Un altro aspetto, che il grande giornalista vaticanista ha colto nell’intervista fatta a Padre Jacques Dupont è la grande accoglienza e la misericordia di Dio nei nostri confronti, imparagonabile con le nostre sedute psicanalitiche, e soprattutto la bellezza dell’incontro notturno con Lui, preferibilmente alla luce di una candela. Ecco cosa dice: “Ho interrogato il priore – esperto del Grande Silenzio (così suonava il titolo del film di Philip Gröning girato alla Grande Chartreuse, 2005) – sul silenzio di Dio: dovremmo rispondere a esso – mi ha detto – «buttandoci» senza calcoli nel Signore. Le righe più vive del volumetto sono quelle che trattano dell’accoglienza «senza giudizio» che sempre in lui possiamo incontrare: “L’uomo facilmente dimentica questo ‘tu’ accogliente e cerca nella seduta psicoanalitica un ascolto senza giudizio. Purtroppo non sa più – forse gli hanno fatto dimenticare – che nel Signore può sempre trovare quell’accoglienza senza giudizio. Questo desiderio di essere ascoltati senza essere giudicati l’avverto spesso nei giovani che arrivano qui. E hanno ragione, hanno proprio ragione! Il Dio cristiano non è un Dio di giudizio e di condanna, mi sento di poterlo dire con sicurezza e non perché così è detto nella dottrina, ma per la mia esperienza personale” (p. 60).
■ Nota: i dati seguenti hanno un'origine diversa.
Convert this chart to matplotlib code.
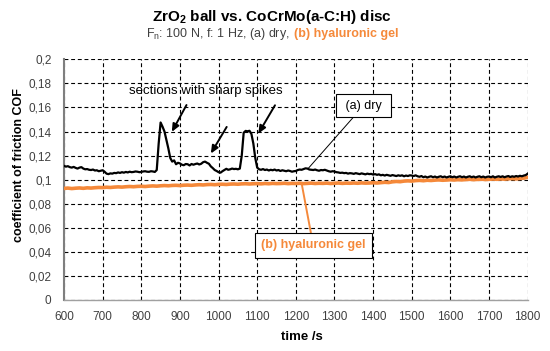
import matplotlib
matplotlib.use("Agg")
import matplotlib.pyplot as plt

plt.rcParams['font.family'] = ['Liberation Sans', 'DejaVu Sans']
plt.rcParams['mathtext.fontset'] = 'custom'
plt.rcParams['mathtext.rm'] = 'Liberation Sans'
plt.rcParams['mathtext.it'] = 'Liberation Sans:italic'
plt.rcParams['mathtext.bf'] = 'Liberation Sans:bold'

# ---- data ----
dry_time = list(range(600, 1801, 5))
dry_cof = [
    0.1115, 0.1108, 0.1112, 0.1104, 0.1100, 0.1106, 0.1098, 0.1092, 0.1100, 0.1104,
    0.1092, 0.1086, 0.1088, 0.1082, 0.1080, 0.1084, 0.1076, 0.1078, 0.1070, 0.1074,  # 600-695
    0.1078, 0.1066, 0.1050, 0.1046, 0.1052, 0.1050, 0.1056, 0.1054, 0.1060, 0.1056,
    0.1062, 0.1058, 0.1064, 0.1060, 0.1066, 0.1062, 0.1064, 0.1068, 0.1066, 0.1062,  # 700-795
    0.1064, 0.1068, 0.1070, 0.1066, 0.1065, 0.1070, 0.1068, 0.1064, 0.1080, 0.1300,
    0.1475, 0.1440, 0.1400, 0.1330, 0.1260, 0.1180, 0.1150, 0.1160, 0.1128, 0.1140,  # 800-895
    0.1135, 0.1124, 0.1120, 0.1130, 0.1128, 0.1118, 0.1130, 0.1124, 0.1130, 0.1134,
    0.1126, 0.1132, 0.1145, 0.1150, 0.1140, 0.1132, 0.1110, 0.1096, 0.1080, 0.1072,  # 900-995
    0.1062, 0.1058, 0.1070, 0.1080, 0.1090, 0.1082, 0.1086, 0.1092, 0.1088, 0.1090,
    0.1086, 0.1092, 0.1200, 0.1390, 0.1405, 0.1402, 0.1406, 0.1380, 0.1300, 0.1180,  # 1000-1095
    0.1100, 0.1086, 0.1082, 0.1088, 0.1080, 0.1084, 0.1076, 0.1082, 0.1078, 0.1084,
    0.1076, 0.1080, 0.1072, 0.1078, 0.1074, 0.1070, 0.1076, 0.1072, 0.1066, 0.1070,  # 1100-1195
    0.1072, 0.1080, 0.1084, 0.1082, 0.1088, 0.1094, 0.1092, 0.1084, 0.1082, 0.1080,
    0.1084, 0.1078, 0.1074, 0.1080, 0.1078, 0.1082, 0.1076, 0.1070, 0.1066, 0.1070,  # 1200-1295
    0.1068, 0.1062, 0.1060, 0.1056, 0.1058, 0.1054, 0.1056, 0.1050, 0.1054, 0.1052,
    0.1048, 0.1054, 0.1050, 0.1046, 0.1052, 0.1048, 0.1044, 0.1050, 0.1046, 0.1048,  # 1300-1395
    0.1042, 0.1046, 0.1040, 0.1044, 0.1036, 0.1040, 0.1034, 0.1040, 0.1036, 0.1032,
    0.1038, 0.1034, 0.1030, 0.1036, 0.1032, 0.1036, 0.1028, 0.1034, 0.1030, 0.1036,  # 1400-1495
    0.1034, 0.1030, 0.1036, 0.1028, 0.1024, 0.1030, 0.1020, 0.1026, 0.1018, 0.1024,
    0.1028, 0.1020, 0.1026, 0.1018, 0.1024, 0.1028, 0.1020, 0.1026, 0.1018, 0.1024,  # 1500-1595
    0.1028, 0.1020, 0.1026, 0.1018, 0.1024, 0.1028, 0.1020, 0.1026, 0.1018, 0.1024,
    0.1028, 0.1020, 0.1026, 0.1018, 0.1024, 0.1028, 0.1020, 0.1026, 0.1018, 0.1024,  # 1600-1695
    0.1026, 0.1020, 0.1028, 0.1018, 0.1024, 0.1028, 0.1022, 0.1028, 0.1020, 0.1026,
    0.1030, 0.1022, 0.1028, 0.1024, 0.1030, 0.1026, 0.1032, 0.1028, 0.1034, 0.1038,  # 1700-1795
    0.1050,                                                                          # 1800
]

gel_time = list(range(600, 1801, 10))
gel_cof = [
    0.0927, 0.0930, 0.0926, 0.0929, 0.0931, 0.0928, 0.0932, 0.0930, 0.0933, 0.0935,  # 600
    0.0934, 0.0937, 0.0935, 0.0938, 0.0940, 0.0938, 0.0941, 0.0943, 0.0941, 0.0944,  # 700
    0.0945, 0.0943, 0.0946, 0.0948, 0.0946, 0.0949, 0.0951, 0.0949, 0.0952, 0.0953,  # 800
    0.0951, 0.0954, 0.0955, 0.0953, 0.0956, 0.0958, 0.0956, 0.0959, 0.0960, 0.0958,  # 900
    0.0961, 0.0962, 0.0960, 0.0963, 0.0964, 0.0962, 0.0965, 0.0966, 0.0964, 0.0966,  # 1000
    0.0967, 0.0965, 0.0968, 0.0966, 0.0969, 0.0967, 0.0968, 0.0970, 0.0967, 0.0969,  # 1100
    0.0968, 0.0970, 0.0967, 0.0969, 0.0971, 0.0968, 0.0970, 0.0969, 0.0971, 0.0968,  # 1200
    0.0970, 0.0972, 0.0969, 0.0971, 0.0970, 0.0972, 0.0970, 0.0973, 0.0971, 0.0972,  # 1300
    0.0974, 0.0972, 0.0975, 0.0978, 0.0976, 0.0982, 0.0985, 0.0983, 0.0988, 0.0990,  # 1400
    0.0988, 0.0992, 0.0994, 0.0991, 0.0995, 0.0993, 0.0996, 0.0998, 0.0995, 0.0997,  # 1500
    0.0999, 0.0997, 0.1000, 0.0998, 0.1001, 0.1003, 0.1000, 0.1002, 0.1004, 0.1001,  # 1600
    0.1003, 0.1005, 0.1003, 0.1006, 0.1004, 0.1007, 0.1009, 0.1006, 0.1010, 0.1012,  # 1700
    0.1020,                                                                          # 1800
]

x_ticks = list(range(600, 1801, 100))
y_ticks = [0, 0.02, 0.04, 0.06, 0.08, 0.1, 0.12, 0.14, 0.16, 0.18, 0.2]
y_tick_labels = ['0', '0,02', '0,04', '0,06', '0,08', '0,1', '0,12', '0,14', '0,16', '0,18', '0,2']

ORANGE = '#F5893A'
TICKCOL = '#404040'

fig = plt.figure(figsize=(5.5, 3.51), dpi=100)
ax = fig.add_axes([64/550, 1-300/351, (527.7-64)/550, (300-59.3)/351])

ax.plot(gel_time, gel_cof, color=ORANGE, lw=2.6, zorder=3)
ax.plot(dry_time, dry_cof, color='black', lw=1.6, zorder=4)

ax.set_xlim(600, 1800)
ax.set_ylim(0, 0.2)
ax.set_xticks(x_ticks)
ax.set_xticklabels([str(t) for t in x_ticks])
ax.set_yticks(y_ticks)
ax.set_yticklabels(y_tick_labels)
ax.tick_params(length=0, labelsize=8.5, labelcolor=TICKCOL)
ax.tick_params(axis='y', pad=9)
ax.tick_params(axis='x', pad=8)
ax.grid(True, color='black', lw=0.8, linestyle=(0, (3.5, 2.5)))
ax.set_axisbelow(True)
for s in ['top', 'right']:
    ax.spines[s].set_visible(False)
ax.spines['left'].set_color('#7f7f7f')
ax.spines['left'].set_linewidth(1.5)
ax.spines['bottom'].set_color('#a0a0a0')
ax.spines['bottom'].set_linewidth(1.0)

ax.set_xlabel('time /s', fontsize=9.5, fontweight='bold', color='black', va='center')
ax.xaxis.set_label_coords((302-64)/463.7, (300-337)/240.7)
ax.set_ylabel('coefficient of friction COF', fontsize=9, fontweight='bold', color='black',
              va='center')
ax.yaxis.set_label_coords((19-64)/463.7, (300-165)/240.7)

# annotations
ax.text(967, 0.1735, 'sections with sharp spikes', fontsize=9.5, ha='center', va='center', zorder=6)
arr = dict(arrowstyle='-|>,head_length=0.45,head_width=0.2', lw=1.4, color='black',
           shrinkA=0, shrinkB=0)
ax.annotate('', xy=(879, 0.1397), xytext=(917, 0.1620), arrowprops=arr, zorder=6)
ax.annotate('', xy=(980, 0.1217), xytext=(1021, 0.1438), arrowprops=arr, zorder=6)
ax.annotate('', xy=(1103, 0.1383), xytext=(1146, 0.1618), arrowprops=arr, zorder=6)

ax.annotate(' (a) dry ', xy=(1232, 0.1093), xytext=(1375, 0.1614), fontsize=9,
            ha='center', va='center', zorder=7,
            bbox=dict(boxstyle='square,pad=0.45', fc='white', ec='black', lw=0.8),
            arrowprops=dict(arrowstyle='-', lw=0.7, color='black', shrinkA=0, shrinkB=0))
ax.annotate('(b) hyaluronic gel', xy=(1215, 0.0968), xytext=(1245, 0.0454), fontsize=9,
            fontweight='bold', color=ORANGE, ha='center', va='center', zorder=7,
            bbox=dict(boxstyle='square,pad=0.5', fc='white', ec='black', lw=0.8),
            arrowprops=dict(arrowstyle='-', lw=1.4, color=ORANGE, shrinkA=0, shrinkB=0))

# titles
fig.text(272/550, 1-16.5/351, r'ZrO$_\mathbf{2}$ ball vs. CoCrMo(a-C:H) disc', fontsize=11,
         fontweight='bold', ha='center', va='center')
renderer = fig.canvas.get_renderer()
t1 = fig.text(0, 1-34/351, r'F$_\mathrm{n}$: 100 N, f: 1 Hz, (a) dry,', fontsize=9,
              color='#404040', ha='left', va='center')
t2 = fig.text(0, 1-34/351, '(b) hyaluronic gel', fontsize=9, color=ORANGE,
              fontweight='bold', ha='left', va='center')
w1 = t1.get_window_extent(renderer).width
w2 = t2.get_window_extent(renderer).width
gap = 4.5
W = fig.bbox.width
x0 = 272 - (w1 + gap + w2) / 2
t1.set_x(x0 / W)
t2.set_x((x0 + w1 + gap) / W)

fig.savefig('out.png', dpi=100)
Gli ho pure chiesto se vi sia un vantaggio a pregare nella notte. La vita certosina è in parte organizzata sul presupposto di quel vantaggio. Il canto nel silenzio, la luce nella notte. La piccola luce di chi – e io con loro, per una volta – percorre i corridoi e il chiostro schiarendo il cammino con una torcia e poi accende un cero nella chiesa, o una minima luce tra i braccioli dello scranno, che rischiara la pagina del Salterio. O mira in lontananza la lampada del tabernacolo. I monaci di tutti i tempi hanno cercato il silenzio e la preghiera notturna. Ma che avventura è quella di condurre oggi una ricerca così lontana dallo spirito dell’epoca? Luigi Accattoli prosegue con la risposta del Priore Jacques Dupont: “La notte … è la placenta del contemplativo: «Mentre il prete ha un ministero diurno che lo porta a mostrarsi e a parlare, all’incontro con la gente; il monaco ha un ministero notturno che lo conduce a nascondersi e a tacere. Il suo ministero si compie nell’ombra e nel segreto. Egli è come una falda d’acqua sotterranea. Silenzio, deserto e notte. Ma la notte prepara il giorno. Il nostro è un ministero di gestazione” (p. 29).

Infine, un aspetto paradossale per un monaco: il suo essere esperto in ateismo. Perché? Ecco la ragione. “Il contemplativo conosce l’angoscia della notte oscura, sperimentata anche da Cristo sulla croce. Ma anche al di fuori di quella tragica esperienza, è ben chiaro che il Dio della Bibbia si è rivelato a noi come ‘sconosciuto’ e inaccessibile in questa vita (Es 33,20). Ed ecco che anche noi monaci cerchiamo Dio ma non lo troviamo mai, nel senso che non arriviamo mai a possederlo, perché egli è sempre ‘oltre’. Dunque per la sua familiarità con un Dio che è assente, il contemplativo è forse maggiormente in grado di comprendere l’atteggiamento di coloro che sono lontani dal mistero divino” (p. 37).

Da questa intervista nasce spontanea una considerazione finale: l’importanza dell’esperienza mistica nell’economia della salvezza e nel cammino della Chiesa per far raggiungere a tutti questa meta agognata. Solo nell’esperienza mistica e nella vera preghiera e nell’incontro con Dio si può realizzare concretamente la Chiesa, cioè l’Ecclesia (la comunità).
Per me sono importanti tre aspetti, a proposito della Chiesa odierna. Prima di tutto, la Chiesa dovrebbe diventare un luogo che comunica agli uomini un'esperienza spirituale: è l'immagine della Chiesa mistica. Senza questa esperienza non si può passare alle fasi successive. E’ come il “la” che il direttore dà alla sua orchestra. Poi , dovrebbe cercare lo spazio per trovare un tipo nuovo di comunità, cioè lo spazio per la comprensione tra gli uomini. Oggi sono in molti a sentirsi soli e sperduti nella massa anonima. Questi dovrebbero trovare nella Chiesa la propria casa. Infine, la Chiesa dovrebbe offrire la cultura esistenziale cristiana e un avviamento a una vita sana, il che comprende ovviamente anche sane abitudini di vita.

È presente 1 commento

Anonimo ha detto...

A molte persone consiglierei un soggiorno di questo tipo presso un qualunque monastero.
Lì e non altrove, in luoghi lontani o simili, è possibile ritrovare se stessi e le proprie radici che hanno fatto di ognuno quello che poi è diventato. Dialogando con se stesso e non con altri che non potrebbero capire.